Doch von alleine wird sich nichts ändern. Man muss sich vor Augen führen: Die Nahrungsmittelindustrie ist überaus mächtig. Mit 150 Milliarden Euro Umsatz gehört sie neben dem Maschinenbau, der Elektrotechnik, der Autoindustrie und der Chemieindustrie zu den fünf größten Wirtschaftszweigen in Deutschland. Kaum jemand weiß, dass das Werbebudget mit 2,8 Milliarden Euro größer ausfällt als der Etat der in diesem Bereich einschlägig bekannten Autoindustrie. Essen ist Big Business. Mit allen Konsequenzen. Die Nahrungsmittelindustrie handelt nach den Kriterien aller Wirtschaftsunternehmen, der Erfolg wird gemessen an der Rendite und am Wachstum. Doch dem Wachstum des Lebensmittelmarktes sind in unseren Industrieländern Grenzen gesetzt. Um diesem Wachstumsdilemma zu entgehen, sind die Lebensmittelkonzerne erfinderisch geworden: Täuschungs- und Irreführungsstrategien gehören zum ganz normalen Handwerk der Branche.

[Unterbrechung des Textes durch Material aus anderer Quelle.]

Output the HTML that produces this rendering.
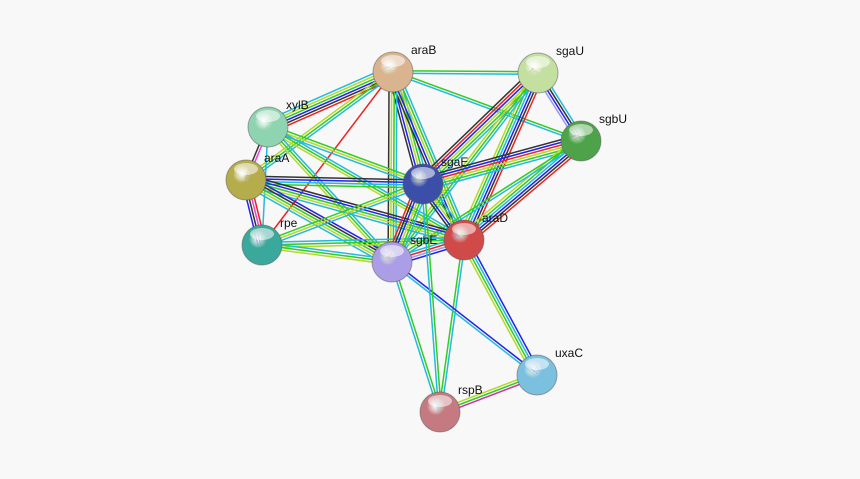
<!DOCTYPE html>
<html><head><meta charset="utf-8"><style>
html,body{margin:0;padding:0;background:#f8f8f8;}
svg{display:block;}
text{font-family:"Liberation Sans",sans-serif;font-size:12px;fill:#111;}
</style></head><body>
<svg id="s" width="860" height="479" viewBox="0 0 860 479" xmlns="http://www.w3.org/2000/svg">
<defs id="d"></defs>
<rect width="860" height="479" fill="#f8f8f8"/>
<g id="e"></g><g id="n"></g>
</svg>
<script>
var N={araB:[393,72,"#d9b48f"],sgaU:[538,73,"#c4e0a0"],sgbU:[581,141,"#4ea34a"],xylB:[268,127,"#8fd4b0"],araA:[246,180,"#b5ac4c"],sgaE:[423,184,"#3b4fa8"],araD:[464,240,"#d04a4a"],rpe:[262,245,"#3aa89a"],sgbE:[392,262,"#ab9de6"],uxaC:[537,375,"#7cc0e0"],rspB:[440,412,"#c47a80"]};
var C={g:"#33cc22",c:"#22bbdd",y:"#b5d92a",b:"#2222ee",k:"#333333",r:"#ee2222",p:"#ee44cc",l:"#9999ee",m:"#cc33aa"};
var E=[["araB","sgaU","gc"],["araB","sgbU","gc"],["araB","sgaE","cgybk"],["araB","araD","cgybk"],["araB","sgbE","cgyk"],["araB","xylB","rkbgyc"],["araB","araA","cgy"],["araB","rpe","r"],
["sgaU","sgbU","ckbl"],["sgaU","sgaE","cgybrk"],["sgaU","araD","rkbcgy"],["sgaU","sgbE","cgy"],
["sgbU","sgaE","cgyrbk"],["sgbU","araD","rkbcgy"],["sgbU","sgbE","cg"],
["xylB","araA","pk"],["xylB","sgaE","gyc"],["xylB","araD","cgy"],["xylB","sgbE","cgy"],["xylB","rpe","c"],
["araA","sgaE","kbcg"],["araA","araD","kbgyc"],["araA","sgbE","bkgyc"],["araA","rpe","rpkb"],
["rpe","sgaE","gyc"],["rpe","araD","cgy"],["rpe","sgbE","cgy"],
["sgaE","araD","cgybk"],["sgaE","sgbE","cgybkr"],["araD","sgbE","blrc"],
["araD","uxaC","bcgy"],["araD","rspB","cg"],["sgbE","uxaC","bc"],["sgbE","rspB","gc"],["uxaC","rspB","mgy"],["sgaE","rspB","gc"]];
var ns="http://www.w3.org/2000/svg",eg=document.getElementById("e"),ng=document.getElementById("n"),d=document.getElementById("d");
E.forEach(function(x){var a=N[x[0]],b=N[x[1]],dx=b[0]-a[0],dy=b[1]-a[1],L=Math.hypot(dx,dy),px=-dy/L,py=dx/L,k=x[2].length;
for(var i=0;i<k;i++){var o=(i-(k-1)/2)*2.6,l=document.createElementNS(ns,"line");
l.setAttribute("x1",a[0]+px*o);l.setAttribute("y1",a[1]+py*o);l.setAttribute("x2",b[0]+px*o);l.setAttribute("y2",b[1]+py*o);
l.setAttribute("stroke",C[x[2][i]]);l.setAttribute("stroke-width","1.5");eg.appendChild(l);}});
var i=0;for(var k in N){var v=N[k];i++;
d.innerHTML+='<radialGradient id="g'+i+'" cx="40%" cy="35%" r="65%"><stop offset="0" stop-color="#fff" stop-opacity=".7"/><stop offset=".35" stop-color="'+v[2]+'"/><stop offset="1" stop-color="'+v[2]+'" stop-opacity="1"/></radialGradient>';
ng.innerHTML+='<circle cx="'+v[0]+'" cy="'+v[1]+'" r="20" fill="url(#g'+i+')" stroke="#555" stroke-opacity=".5" stroke-width="1"/><ellipse cx="'+v[0]+'" cy="'+(v[1]-11)+'" rx="12" ry="6" fill="#fff" opacity=".55"/>'+
'<text x="'+(v[0]+18)+'" y="'+(v[1]-18)+'">'+k+'</text>';}
</script>
</body></html>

Dieses Buch zeigt, wie die große Irreführung funktioniert.

Denn jeder von uns isst und muss wissen, was uns die Essensfälscher auf die Teller packen. Als Verbraucher kann man die Macht der großen Lebensmittelkonzerne nicht brechen, das kann nur eine Politik, die die Industrie in ihre Schranken verweist. Vor allem brauchen wir wirksame verbraucherfreundliche Gesetze und einen Staat, der ihre Durchsetzung auch garantiert. Aber weil der Konkurrenzkampf auf dem Lebensmittelmarkt so groß ist, können wir Verbraucher den längst überfälligen Wandel anschieben. Beschwerden lohnen sich. Beispiele von Verbraucherprotesten zeigen, dass Konzerne in die Knie gehen. Und noch ein einfaches Mittel der Gegenwehr gibt es: Nichtkaufen.